Supplies needed to pull it together?
Framed art, hammer and picture hangers (or Command strips), pencil, ruler, and paper cutouts – all described and detailed here with a step-by-step guide!
“Rules” For Gallery Walls
Is it ok to have 2 gallery walls next to each other (1 in kitchen wall and the other in living room?)
Yes, absolutely! The only thing I would advise is that they have some sort of separation or demarcation between them – like are they in different rooms, is there some type of architectural feature between them? If not it’s kind of like, why aren’t they just one gallery wall? But if there’s a separation of some sort then by all means, feel free to have 2 in close proximity.
What inspires you?
I’m constantly inspired by gallery walls I see out there – through Pinterest, blogs, magazines, home tours, and on Instagram.
Should gallery walls go all the way to the ceiling?
Not necessarily! My current one does because I was going for a floor to ceiling wallpaper look, but generally they should be hung in a way that makes sense with the piece of furniture they’re hanging above, and then it can work it’s way up if need be.

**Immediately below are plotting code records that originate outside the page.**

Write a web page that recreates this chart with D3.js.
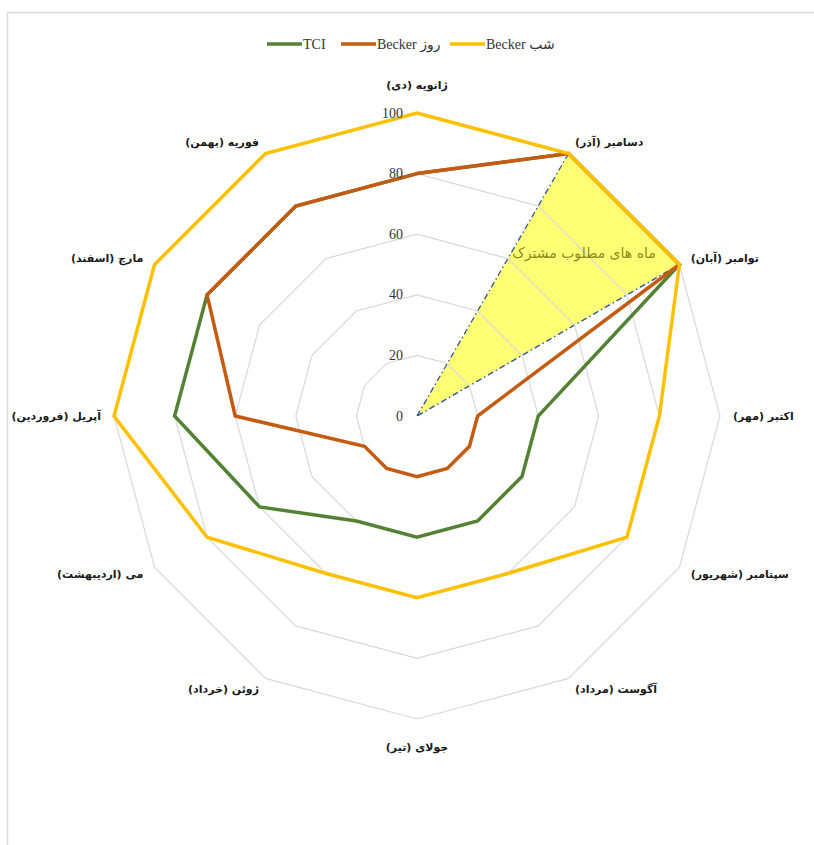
<!DOCTYPE html>
<html>
<head>
<meta charset="utf-8">
<script src="https://cdn.jsdelivr.net/npm/d3@7"></script>
<style>
  html, body { margin: 0; padding: 0; background: #fff; }
  svg { display: block; }
</style>
</head>
<body>
<svg id="chart" width="814" height="845"></svg>
<script>
const categories = ["ژانویه (دی)","دسامبر (آذر)","توامبر (آبان)","اکتبر (مهر)","سپتامبر (شهریور)","آگوست (مرداد)","جولای (تیر)","ژوئن (خرداد)","می (اردیبهشت)","آپریل (فروردین)","مارچ (اسفند)","فوریه (بهمن)"];
const seriesNames = ["TCI", "Becker روز", "Becker شب"];
const tciValues = [80,100,100,40,40,40,40,40,60,80,80,80];
const beckerDayValues = [80,100,100,20,20,20,20,20,20,60,80,80];
const beckerNightValues = [100,100,100,80,80,60,60,60,80,100,100,100];
const tickValues = [0,20,40,60,80,100];
const highlightCategories = ["دسامبر (آذر)","توامبر (آبان)"];
const highlightLabel = "ماه های مطلوب مشترک";

const colors = ["#548235", "#C55A11", "#FFC000"];
const seriesValues = [tciValues, beckerDayValues, beckerNightValues];

const svg = d3.select("#chart");
const cx = 417, cy = 416, R = 303;

const r = d3.scaleLinear().domain([0, 100]).range([0, R]);
const angle = d3.scalePoint().domain(categories).range([0, 2 * Math.PI]).padding(0);
// scalePoint over full circle would put last at 2PI; use band-like index instead
const ang = c => categories.indexOf(c) * 2 * Math.PI / categories.length;
const pt = (c, v) => [cx + r(v) * Math.sin(ang(c)), cy - r(v) * Math.cos(ang(c))];

// outer frame
svg.append("rect").attr("x", 7.5).attr("y", 12.5).attr("width", 830).attr("height", 860)
  .attr("fill", "none").attr("stroke", "#d9d9d9").attr("stroke-width", 1.5);

const g = svg.append("g").attr("transform", `translate(${cx},${cy})`);

// highlight triangle
const hl = [[0, 0]].concat(highlightCategories.map(c => {
  const p = pt(c, 100); return [p[0] - cx, p[1] - cy];
}));
g.append("path")
  .attr("d", d3.line()(hl) + "Z")
  .attr("fill", "#ffff75")
  .attr("stroke", "#2f5597")
  .attr("stroke-width", 1.3)
  .attr("stroke-dasharray", "6,3,1.5,3");

// grid
const radialLine = d3.lineRadial()
  .angle(d => ang(d.c))
  .radius(d => r(d.v))
  .curve(d3.curveLinearClosed);

tickValues.filter(t => t > 0).forEach(t => {
  g.append("path")
    .attr("d", radialLine(categories.map(c => ({c, v: t}))))
    .attr("fill", "none")
    .attr("stroke", "#d9d9d9")
    .attr("stroke-width", 1.2);
});

// series
seriesValues.forEach((vals, i) => {
  g.append("path")
    .attr("d", radialLine(categories.map((c, j) => ({c, v: vals[j]}))))
    .attr("fill", "none")
    .attr("stroke", colors[i])
    .attr("stroke-width", 3.5)
    .attr("stroke-linejoin", "miter");
});

// tick labels
g.selectAll("text.tick").data(tickValues).enter().append("text")
  .attr("class", "tick")
  .attr("x", -14)
  .attr("y", d => -r(d))
  .attr("text-anchor", "end")
  .attr("dominant-baseline", "central")
  .attr("font-family", "'Liberation Serif', 'Times New Roman', serif")
  .attr("font-size", 14)
  .attr("fill", "#333")
  .text(d => d);

// category labels
categories.forEach(c => {
  const a = ang(c);
  const s = Math.sin(a), co = Math.cos(a);
  let off = 13, anchor;
  if (Math.abs(s) < 0.01) { off = 28; anchor = "middle"; }
  else if (s > 0) anchor = "end";   // rtl: end = left edge
  else anchor = "start";            // rtl: start = right edge
  const rr = R + off;
  g.append("text")
    .attr("x", rr * s)
    .attr("y", -rr * co)
    .attr("direction", "rtl")
    .attr("text-anchor", anchor)
    .attr("dominant-baseline", "central")
    .attr("font-family", "'DejaVu Sans', sans-serif")
    .attr("font-weight", "bold")
    .attr("font-size", 11)
    .attr("fill", "#1a1a1a")
    .text(c);
});

// highlight label
g.append("text")
  .attr("x", 584 - cx)
  .attr("y", 253 - cy)
  .attr("direction", "rtl")
  .attr("text-anchor", "middle")
  .attr("dominant-baseline", "central")
  .attr("font-family", "'DejaVu Sans', sans-serif")
  .attr("font-size", 14)
  .attr("fill", "#8c8c19")
  .text(highlightLabel);

// legend
const legendX = [267, 341, 450];
const legend = svg.append("g");
seriesNames.forEach((name, i) => {
  const lg = legend.append("g").attr("transform", `translate(${legendX[i]},44)`);
  lg.append("line").attr("x1", 0).attr("x2", 35).attr("y1", 0).attr("y2", 0)
    .attr("stroke", colors[i]).attr("stroke-width", 3.5);
  lg.append("text").attr("x", 36).attr("y", 0)
    .attr("dominant-baseline", "central")
    .attr("font-family", "'Liberation Serif', 'DejaVu Sans', serif")
    .attr("font-size", 14)
    .attr("fill", "#333")
    .text(name);
});
</script>
</body>
</html>
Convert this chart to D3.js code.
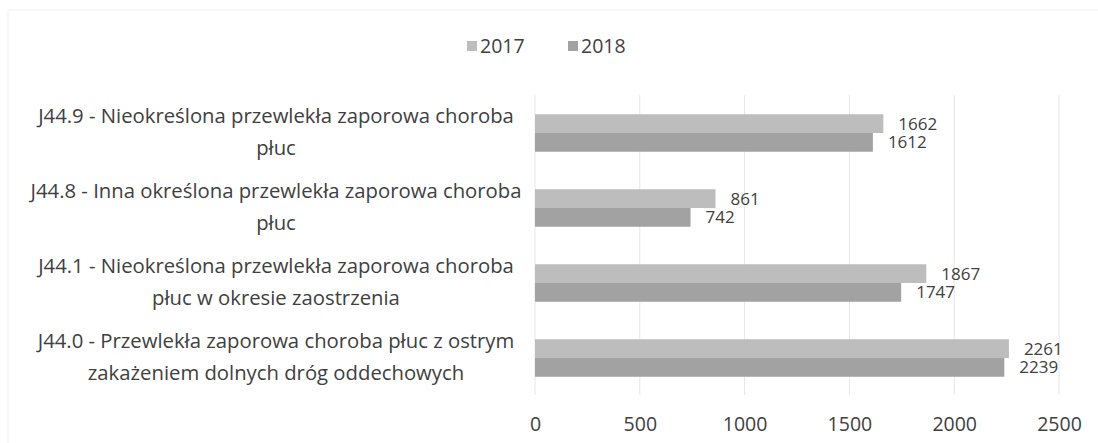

How do often do you dust it?
This made me laugh too – not enough! I’ll definitely concede that that’s one of the annoying things about gallery walls (or any object really!), constant dust! I try to do once a week.
Thanks for all of the great questions! If you have art hanging around in a closet or on the floor waiting to be hung, I hope this inspires you to create something beautiful in your home that will make you happy whenever you look at it!